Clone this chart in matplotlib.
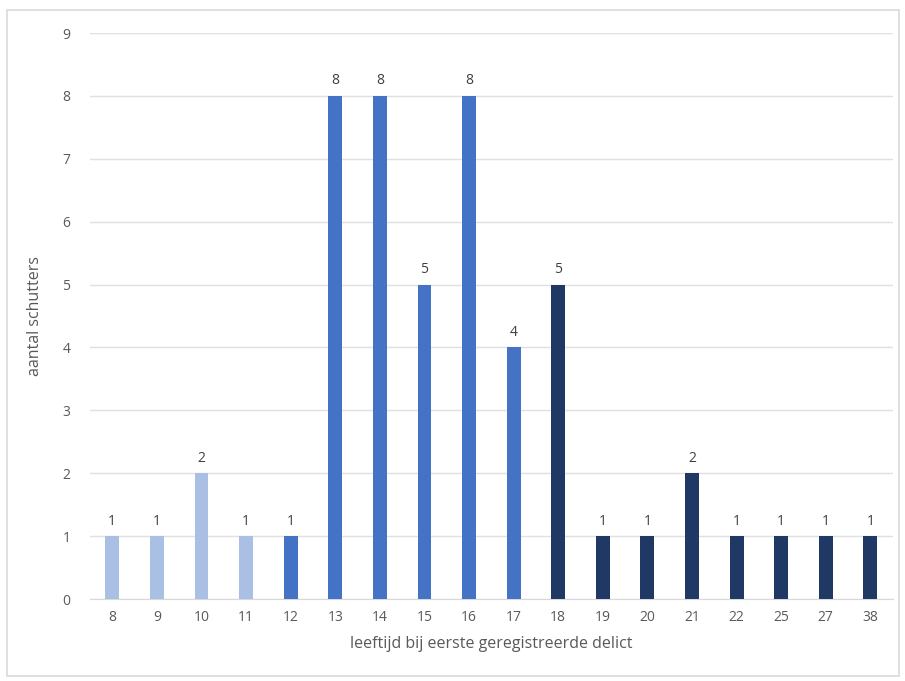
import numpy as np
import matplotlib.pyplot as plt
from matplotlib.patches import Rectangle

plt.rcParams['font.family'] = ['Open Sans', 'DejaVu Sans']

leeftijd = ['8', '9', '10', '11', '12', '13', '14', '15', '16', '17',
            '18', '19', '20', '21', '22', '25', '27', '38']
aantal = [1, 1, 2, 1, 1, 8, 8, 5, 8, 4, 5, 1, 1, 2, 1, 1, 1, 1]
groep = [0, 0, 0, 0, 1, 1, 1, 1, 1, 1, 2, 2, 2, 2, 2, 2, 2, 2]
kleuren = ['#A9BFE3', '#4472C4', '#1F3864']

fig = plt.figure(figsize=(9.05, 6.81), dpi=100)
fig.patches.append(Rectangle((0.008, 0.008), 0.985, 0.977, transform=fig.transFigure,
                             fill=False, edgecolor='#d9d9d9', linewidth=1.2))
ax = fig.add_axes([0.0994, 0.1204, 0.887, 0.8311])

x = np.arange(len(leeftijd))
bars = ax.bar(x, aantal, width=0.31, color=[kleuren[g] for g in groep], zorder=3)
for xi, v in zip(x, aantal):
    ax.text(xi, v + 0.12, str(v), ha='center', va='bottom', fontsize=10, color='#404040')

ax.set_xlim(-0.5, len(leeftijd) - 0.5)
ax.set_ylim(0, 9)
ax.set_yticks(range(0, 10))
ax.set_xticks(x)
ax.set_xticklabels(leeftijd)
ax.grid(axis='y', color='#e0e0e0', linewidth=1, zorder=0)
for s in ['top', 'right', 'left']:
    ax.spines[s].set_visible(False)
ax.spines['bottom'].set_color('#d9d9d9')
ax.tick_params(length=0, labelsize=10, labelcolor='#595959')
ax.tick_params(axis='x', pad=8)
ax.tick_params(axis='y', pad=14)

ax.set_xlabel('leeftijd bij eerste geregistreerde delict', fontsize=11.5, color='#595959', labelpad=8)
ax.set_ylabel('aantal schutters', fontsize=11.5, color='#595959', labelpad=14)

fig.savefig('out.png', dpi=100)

--------------------------------------------------

● **EXERCISE BRIEF**
Omit the pictures and give the material again, exactly and in full.

● **REPLY**
Clone this chart in matplotlib.
import numpy as np
import matplotlib.pyplot as plt
from matplotlib.patches import Rectangle

plt.rcParams['font.family'] = ['Open Sans', 'DejaVu Sans']

leeftijd = ['8', '9', '10', '11', '12', '13', '14', '15', '16', '17',
            '18', '19', '20', '21', '22', '25', '27', '38']
aantal = [1, 1, 2, 1, 1, 8, 8, 5, 8, 4, 5, 1, 1, 2, 1, 1, 1, 1]
groep = [0, 0, 0, 0, 1, 1, 1, 1, 1, 1, 2, 2, 2, 2, 2, 2, 2, 2]
kleuren = ['#A9BFE3', '#4472C4', '#1F3864']

fig = plt.figure(figsize=(9.05, 6.81), dpi=100)
fig.patches.append(Rectangle((0.008, 0.008), 0.985, 0.977, transform=fig.transFigure,
                             fill=False, edgecolor='#d9d9d9', linewidth=1.2))
ax = fig.add_axes([0.0994, 0.1204, 0.887, 0.8311])

x = np.arange(len(leeftijd))
bars = ax.bar(x, aantal, width=0.31, color=[kleuren[g] for g in groep], zorder=3)
for xi, v in zip(x, aantal):
    ax.text(xi, v + 0.12, str(v), ha='center', va='bottom', fontsize=10, color='#404040')

ax.set_xlim(-0.5, len(leeftijd) - 0.5)
ax.set_ylim(0, 9)
ax.set_yticks(range(0, 10))
ax.set_xticks(x)
ax.set_xticklabels(leeftijd)
ax.grid(axis='y', color='#e0e0e0', linewidth=1, zorder=0)
for s in ['top', 'right', 'left']:
    ax.spines[s].set_visible(False)
ax.spines['bottom'].set_color('#d9d9d9')
ax.tick_params(length=0, labelsize=10, labelcolor='#595959')
ax.tick_params(axis='x', pad=8)
ax.tick_params(axis='y', pad=14)

ax.set_xlabel('leeftijd bij eerste geregistreerde delict', fontsize=11.5, color='#595959', labelpad=8)
ax.set_ylabel('aantal schutters', fontsize=11.5, color='#595959', labelpad=14)

fig.savefig('out.png', dpi=100)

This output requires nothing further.